Tal como Cristo Crucificado, façamos também nós com que o mundo fique suspenso pelo nosso amor e assim descobriremos a beleza da nova civilização, a civilização do amor, que a Ressurreição de Jesus anunciou.

Uma Santa Páscoa,
Duarte Macieira Fragoso

3 comentários:

Anónimo disse...

Muito bom post. Bem estruturado, construtivo, a tocar na ferida mas de uma forma redentora. É gratificante saber que há mais quem esteja "acordado" para a verdadeira necessidade de seguir a Deus, de mudar o mundo, de procurar através do Amor a redenção. É exactamente isso que a ressurreição de Cristo anunciou. Aliás esse abandono de Deus eu diria mais, é um abandono da própria essência do Homem através da perda de valores e na procura de uma Ilusão qualquer no mínimo obscura. No fundo o ateismo é esse, não é não ter iconografia ou não ir à missa aos domingos, é perder-se na vida por não lhe encontrar mais o significado, é não deixar entrar Deus na nossa vida.

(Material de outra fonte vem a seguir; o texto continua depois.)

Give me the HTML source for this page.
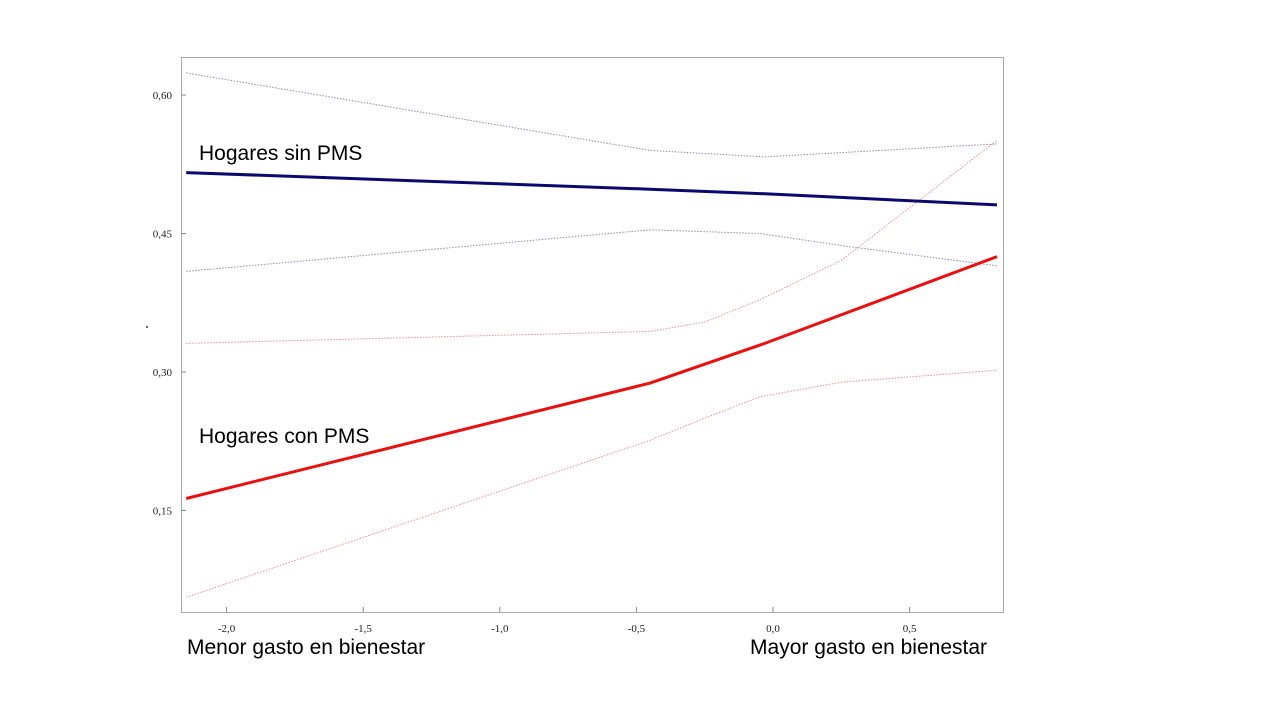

Uma Santa Páscoa também e obrigado pela mensagem

Duarte

O Insuspeito disse...

Muito belo, este post!

Subscrevo-o inteiramente.

Uma Santa Quaresma e um abraço aos administradores do "Espectadores"!

Jose disse...

Com todo o respeito, a mim parece-me um texto de conteúdo demagógico e contraditório e explico:
1º "Somos nómadas e peregrinos..."
Somos, quem? Apenas conheço os miseráveis.Sendo assim, não reconheço à Hierarquia da Igreja, a moral para esta pregação...
2º"os cristãos não se preocupam com coisas terrenas..."
Haja pachorra!
3º "Aquele que se lança de cabeça no mundo..."
Se for pela implantação da liberdade, da compaixão, da solidariedade, do AMOR, pela "vida para todos e vida em abundância", esse, transforma a Terra num inferno, mas para os "sepulcros caiados de branco" e acaba em geral, espetado numa cruz qualquer!